What developed market models assume
Every predictive model is built on assumptions about the data it will encounter. Models designed for developed markets assume several things that are largely true in those contexts — and largely false in Chile, Peru, Argentina, Brazil, Mexico, and Colombia.
They assume bureau coverage is high. In the United States or Germany, credit bureau penetration exceeds 90% of the adult population. Across LATAM, this assumption breaks immediately. In Colombia, an estimated 40% of adults have no formal credit history. In Peru, bureau penetration outside Lima drops sharply. In Mexico, the informal economy — which employs roughly 55% of the workforce — means that millions of creditworthy people are effectively invisible to traditional scoring models.

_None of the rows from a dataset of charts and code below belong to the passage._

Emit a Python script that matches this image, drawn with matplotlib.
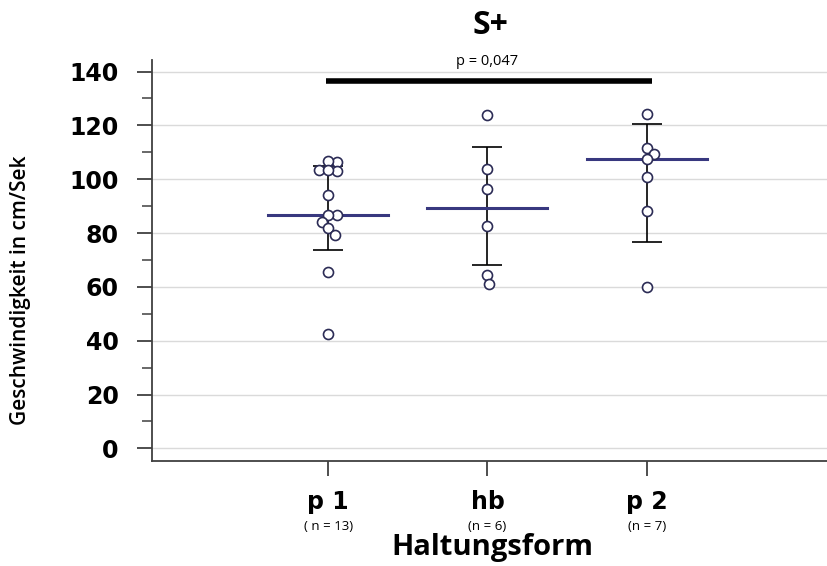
import numpy as np
import matplotlib
matplotlib.use('Agg')
import matplotlib.pyplot as plt

# Werte
gruppen = ['p 1', 'hb', 'p 2']
n_labels = ['( n = 13)', '(n = 6)', '(n = 7)']
werte_p1 = [106.5, 106.9, 103.1, 103.5, 103.5, 94.1, 86.6, 86.6, 84.2, 81.8, 79.4, 65.5, 42.4]
werte_hb = [123.9, 103.8, 96.3, 82.6, 64.3, 61.0]
werte_p2 = [124.3, 111.5, 109.4, 107.4, 100.7, 88.3, 60.1]
fehler_unten = [73.8, 68.1, 76.8]
fehler_oben = [104.9, 111.9, 120.4]
p_text = 'p = 0,047'
p_hoehe = 136.5

alle_werte = [werte_p1, werte_hb, werte_p2]
mediane = [np.median(w) for w in alle_werte]
pos = np.arange(len(gruppen))

fig = plt.figure(figsize=(8.28, 5.66), dpi=100)
ax = fig.add_axes([0.1836, 0.186, 0.8164, 0.708])
ax.set_ylim(-4.6, 144.3)
ax.set_xlim(-1.107, 3.139)

# Pixel pro Dateneinheit (fuer den Schwarm)
bbox = ax.get_window_extent()
px_x = bbox.width / (3.139 + 1.107)
px_y = bbox.height / (144.3 + 4.6)


def schwarm(werte, d=9.0):
    # einfacher Beeswarm: Punkte so nah wie moeglich an die Mitte
    werte = np.asarray(werte)
    offs = np.zeros(len(werte))
    gesetzt = []
    for i in np.argsort(werte)[::-1]:
        y = werte[i] * px_y
        for k in range(400):
            ok = False
            for x in (k * 0.5, -k * 0.5):
                if all((x - gx) ** 2 + (y - gy) ** 2 >= d ** 2 for gx, gy in gesetzt):
                    ok = True
                    break
            if ok:
                break
        gesetzt.append((x, y))
        offs[i] = x / px_x
    return offs


ax.set_yticks(np.arange(0, 141, 20))
ax.set_yticks(np.arange(10, 141, 20), minor=True)
ax.grid(axis='y', which='major', color='#dadada', linewidth=1)
ax.set_axisbelow(True)

for i, w in enumerate(alle_werte):
    ax.scatter(pos[i] + schwarm(w), w, s=52, facecolor='white', edgecolor='#2b2b55',
               linewidth=1.2, zorder=4)
    ax.plot([pos[i] - 0.377, pos[i] + 0.377], [mediane[i], mediane[i]],
            color='#38387f', linewidth=2.2, zorder=3)

ax.errorbar(pos, mediane,
            yerr=[np.array(mediane) - np.array(fehler_unten), np.array(fehler_oben) - np.array(mediane)],
            fmt='none', ecolor='black', elinewidth=1.2, capsize=11, capthick=1.2, zorder=2)

# Signifikanzbalken
ax.plot([pos[0] - 0.014, pos[2] + 0.031], [p_hoehe, p_hoehe], color='black', linewidth=4,
        solid_capstyle='butt', zorder=5)
ax.text((pos[0] + pos[2]) / 2, 142.5, p_text, ha='center', va='baseline',
        fontsize=10.5, family='Open Sans', clip_on=False)

for s in ['top', 'right']:
    ax.spines[s].set_visible(False)
for s in ['left', 'bottom']:
    ax.spines[s].set_color('#404040')
    ax.spines[s].set_linewidth(1.3)

ax.tick_params(axis='y', which='major', length=11, width=1.3, color='#404040', labelsize=17, pad=13)
ax.tick_params(axis='y', which='minor', length=7, width=1.1, color='#404040')
ax.tick_params(axis='x', length=11, width=1.3, color='#404040', labelsize=17, pad=10)
for lab in ax.get_yticklabels():
    lab.set_fontweight('bold')
    lab.set_family('DejaVu Sans')

ax.set_xticks(pos)
ax.set_xticklabels(gruppen, fontweight='bold', family='DejaVu Sans')
for i in range(len(gruppen)):
    ax.annotate(n_labels[i], xy=(pos[i], 0), xycoords=('data', 'axes fraction'),
                xytext=(0, -47), textcoords='offset points', ha='center', va='center',
                fontsize=9.5, family='Open Sans', annotation_clip=False)

ax.set_xlabel('Haltungsform', fontsize=21, fontweight='bold', family='Open Sans', va='baseline')
ax.xaxis.set_label_coords(0.504, -0.2353)
ax.set_ylabel('Geschwindigkeit in cm/Sek', fontsize=15, fontweight='semibold', family='Open Sans', va='center')
ax.yaxis.set_label_coords(-0.195, 0.426)
ax.set_title('S+', fontsize=23, fontweight='bold', family='Open Sans', pad=19)

fig.savefig('out.png', dpi=100)
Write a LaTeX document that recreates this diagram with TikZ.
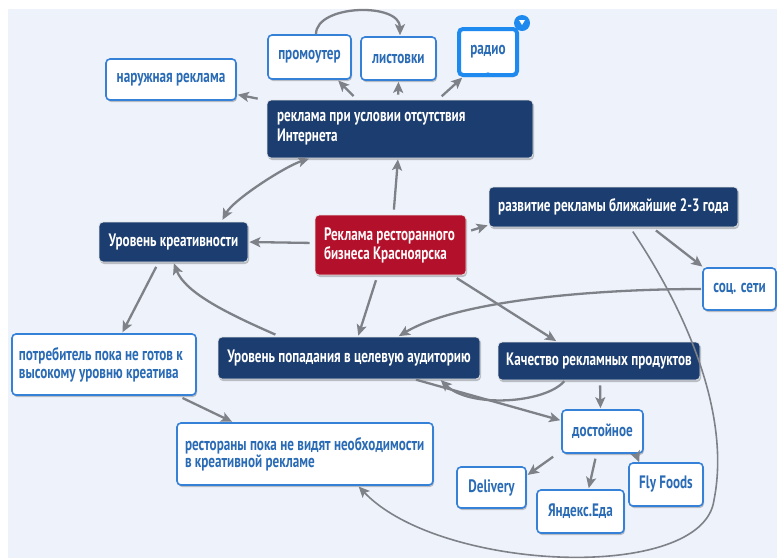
\documentclass[tikz,border=0pt]{standalone}
\usepackage{fontspec}
\setmainfont{PT Sans}[FakeStretch=0.73]
\usetikzlibrary{arrows.meta,shadows,calc}

\definecolor{pagebg}{HTML}{EEF2FA}
\definecolor{navy}{HTML}{1B3D70}
\definecolor{crimson}{HTML}{B3102B}
\definecolor{edgeblue}{HTML}{3581D8}
\definecolor{textblue}{HTML}{2A6BB6}
\definecolor{selblue}{HTML}{1E8AF0}
\definecolor{linkgrey}{HTML}{7E8188}

\newcommand\mapfont[1]{\bfseries\fontsize{18}{#1}\selectfont}

\begin{document}
\begin{tikzpicture}[x=1pt,y=-1pt,
  boxbase/.style={rounded corners=4pt, inner sep=0pt, align=center,
    font=\mapfont{20},
    drop shadow={shadow xshift=1pt, shadow yshift=-2pt, fill=black, opacity=0.22}},
  darkbox/.style={boxbase, fill=navy, draw=white!80!gray, line width=0.8pt, text=white},
  redbox/.style={boxbase, fill=crimson, draw=white!80!gray, line width=0.8pt, text=white!92!pink},
  lightbox/.style={boxbase, fill=white, draw=edgeblue, line width=1.6pt, text=textblue},
  link/.style={draw=linkgrey, line width=2.3pt,
    -{Stealth[length=11pt,width=10pt,inset=2.5pt]},
    shorten <=5pt, shorten >=1pt},
  thinlink/.style={link, line width=1.6pt}
]
\useasboundingbox (0,0) rectangle (777,558);
\fill[white] (0,0) rectangle (777,558);
\fill[pagebg] (8,9) rectangle (777,558);

% central topic
\node[redbox, text width=133pt, inner xsep=9pt, minimum height=60pt, align=flush left]
  (center) at (390.5,245) {\mbox{Реклама ресторанного}\\[-1pt]\mbox{бизнеса Красноярска}};

% main branches
\node[darkbox, text width=246pt, inner xsep=10pt, minimum height=58pt, align=flush left]
  (internet) at (400,129) {\mbox{реклама при условии отсутствия}\\Интернета};
\node[darkbox, minimum width=149pt, minimum height=40pt] (kreativ) at (173.5,242) {Уровень креативности};
\node[darkbox, minimum width=249pt, minimum height=40pt] (razvitie) at (613.5,207) {развитие рекламы ближайшие 2-3 года};
\node[darkbox, minimum width=262pt, minimum height=42pt] (popadanie) at (349,358) {Уровень попадания в целевую аудиторию};
\node[darkbox, minimum width=202pt, minimum height=38pt] (kachestvo) at (599,361) {Качество рекламных продуктов};

% leaves
\node[lightbox, minimum width=130pt, minimum height=41pt] (naruzh) at (171,79.5) {наружная реклама};
\node[lightbox, minimum width=83pt, minimum height=44pt] (promo) at (309.5,57) {промоутер};
\node[lightbox, minimum width=75pt, minimum height=43pt] (listovki) at (398.5,58.5) {листовки};
\node[lightbox, draw=selblue, line width=4pt, minimum width=58pt, minimum height=46pt] (radio) at (488,52) {радио};
\node[lightbox, minimum width=73pt, minimum height=42pt] (socseti) at (739.5,289) {соц. сети};
\node[lightbox, text width=170pt, inner xsep=7pt, minimum height=61pt, align=flush left]
  (potreb) at (104,364.5) {\mbox{потребитель пока не готов к}\\[-2pt]\mbox{высокому уровню креатива}};
\node[lightbox, text width=240pt, inner xsep=8pt, minimum height=62pt, align=flush left]
  (restorany) at (305,454) {\mbox{рестораны пока не видят необходимости}\\[-3pt]\mbox{в креативной рекламе}};
\node[lightbox, minimum width=81pt, minimum height=43pt] (dostoinoe) at (602.5,431.5) {достойное};
\node[lightbox, minimum width=69pt, minimum height=41pt] (delivery) at (491.5,487.5) {Delivery};
\node[lightbox, minimum width=87pt, minimum height=43pt] (yandex) at (580.5,511.5) {Яндекс.Еда};
\node[lightbox, minimum width=74pt, minimum height=43pt] (flyfoods) at (666,484.5) {Fly Foods};

% selection marks on the radio topic
\fill[selblue] ([xshift=3pt,yshift=4pt]radio.north east) circle (8pt);
\fill[white] ([xshift=0pt,yshift=7pt]radio.north east) -- ([xshift=6pt,yshift=7pt]radio.north east)
  -- ([xshift=3pt,yshift=2pt]radio.north east) -- cycle;
\fill[selblue] ([yshift=2.5pt]radio.south) circle (2.2pt);

% connectors from the central topic
\draw[link] ([xshift=3pt]center.north) -- ([xshift=-2pt]internet.south);
\draw[link] ([yshift=2pt]center.west) -- (kreativ.east);
\draw[link] ([yshift=13pt]center.east) -- ([yshift=-18pt]razvitie.west);
\draw[link] ([xshift=-13pt]center.south) -- ([xshift=9pt]popadanie.north);
\draw[link] ([xshift=62pt]center.south) -- ([xshift=-42pt]kachestvo.north);

% offline advertising channels
\draw[link] ([xshift=-4pt]internet.north west) -- ([yshift=-15pt]naruzh.east);
\draw[link] ([xshift=-43pt]internet.north) -- ([xshift=28pt]promo.south);
\draw[link] ([xshift=-2pt]internet.north) -- (listovki.south);
\draw[link] ([xshift=38pt]internet.north) -- ([xshift=-25pt]radio.south);
\draw[link, shorten <=0pt] ([xshift=6.5pt]promo.north) .. controls +(0,-30) and +(0,-34) .. ([xshift=1.5pt]listovki.north);

% creativity branch
\draw[link, <->, >={Stealth[length=11pt,width=10pt,inset=2.5pt]}, shorten <=2pt]
  ([xshift=48pt]kreativ.north) .. controls +(12,-22) and +(-25,8) .. ([xshift=-90pt]internet.south);
\draw[link] ([xshift=-69pt]popadanie.north) .. controls +(-50,-22) and +(12,31) .. (kreativ.south);
\draw[link] ([xshift=-15pt]kreativ.south) -- ([xshift=18pt]potreb.north);
\draw[link] ([xshift=74pt]potreb.south) -- ([xshift=-72pt]restorany.north);

% next years branch
\draw[link] ([xshift=38.5pt]razvitie.south) -- ([xshift=1pt]socseti.north west);
\draw[link, shorten <=1pt] (socseti.west) .. controls +(-102,0) and +(62,-37) .. ([xshift=49pt]popadanie.north);
\draw[thinlink] ([xshift=16.5pt]razvitie.south) .. controls (692,320) and (730,420) .. (714,500)
  .. controls (703,583) and (440,572) .. ([xshift=53pt]restorany.south);

% product quality branch
\draw[link] ([xshift=1pt]kachestvo.south) -- ([xshift=-2pt]dostoinoe.north);
\draw[link, shorten <=1pt] ([xshift=-34pt]kachestvo.south) .. controls +(-20,23) and +(30,29) .. ([xshift=91pt]popadanie.south);
\draw[link, shorten <=1pt] ([xshift=66pt]popadanie.south) -- ([yshift=11pt]dostoinoe.west);
\draw[link] ([xshift=-4pt]dostoinoe.south west) -- ([yshift=12pt]delivery.east);
\draw[link] ([xshift=-6pt]dostoinoe.south) -- ([xshift=8pt]yandex.north);
\draw[link, shorten <=0pt, shorten >=0pt] ([xshift=-8pt]dostoinoe.south east) -- ([xshift=11pt]flyfoods.north west);
\end{tikzpicture}
\end{document}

They assume data quality is consistent. In Latin America, data quality is a daily operational challenge. Legacy core banking systems — many of them decades old — produce inconsistent outputs. Customer records are duplicated across systems. Transaction data is often incomplete. A model that assumes clean input data will perform erratically on the messy reality of LATAM data environments.
They assume behavioral patterns are stable. In Argentina, a customer with a perfect repayment history in 2020 may have defaulted in 2022 due to peso devaluation — not because their underlying creditworthiness changed, but because the macroeconomic context did. Models that don't account for this structural instability will systematically misestimate risk.
The alternative data gap
The deeper problem is not just that developed market models perform poorly in LATAM — it's that there is no straightforward fix within the traditional modeling paradigm. You cannot simply retrain a bureau-based model on local data if the local bureau data is thin. The real solution requires a different data foundation entirely.
Alternative data — behavioral signals, digital footprint data, transactional patterns, device characteristics, location signals — provides information about financial behavior that is both locally available and genuinely predictive in LATAM markets. A customer in Lima who has no bureau file is not a mystery. They use a smartphone. They make digital payments. They exhibit behavioral patterns that are measurably correlated with creditworthiness.
In practice, combining internal data with alternative data signals calibrated for LATAM realities improves predictive performance by 20% to 150% compared to models trained on internal data alone. That's not a marginal improvement — it's the difference between a model that works and a model that genuinely serves the market.
Why importing platforms doesn't solve the problem
The instinctive response to poor model performance is to upgrade the platform. This logic fails in LATAM for a structural reason: the problem is not the algorithm, it's the data. Bringing a more sophisticated AutoML platform to a market where the input data is thin, fragmented, and volatile will produce a more sophisticated version of the same problem.
The platforms designed for developed markets were not built for this. They were built assuming that the data problem was solved, and that the challenge was purely algorithmic. In LATAM, the data problem is not solved. It is the central problem.
What locally-calibrated models actually look like
A model built for the Chilean market looks different from one built for the Brazilian or Mexican market — not because the algorithms are different, but because the data foundation is different. In Chile, the most valuable alternative signals tend to be digital payment behavior and telco data. The CMF's explainability requirements also shape how models need to be documented and governed. In Peru, transactional data from mobile money and digital wallets carries significant predictive weight. In Argentina, the macroeconomic volatility problem requires models that weight recent behavioral data more heavily than historical patterns. In Mexico and Colombia, the informal economy creates the largest opportunity: millions of creditworthy customers who are invisible to traditional models but entirely visible to behavioral and digital footprint data.
None of this complexity is captured in a platform built for the London or Frankfurt credit market. It requires local knowledge, local data sources, and local validation — built into the platform from the ground up.
The cost of getting this wrong
Commercially, a model that performs below its potential in LATAM leaves money on the table in two directions simultaneously. It approves customers it shouldn't — increasing defaults — and rejects customers it should approve — reducing revenue and market share. In a competitive landscape where digital lenders and fintechs are moving aggressively, that double penalty compounds quickly.
Socially, the cost falls disproportionately on the customers who can least absorb it. The customers most likely to be misclassified by a developed-market model are thin-file customers — the unbanked and underbanked populations that represent the largest growth opportunity across all six markets. When models fail these customers, financial inclusion stalls.
Building for the market that actually exists
The path forward is not to try harder with the wrong tools. It's to build on the right foundation from the start. That means alternative data networks calibrated for Chile, Peru, Argentina, Brazil, Mexico, and Colombia — not generic global data feeds, but sources that have been validated against actual credit outcomes in these specific markets. It means modeling workflows that account for data quality challenges, macroeconomic volatility, and local regulatory requirements.
The institutions that internalize this earliest will build models that actually work. The ones that don't will keep importing platforms that almost work, and wondering why the results never quite meet expectations.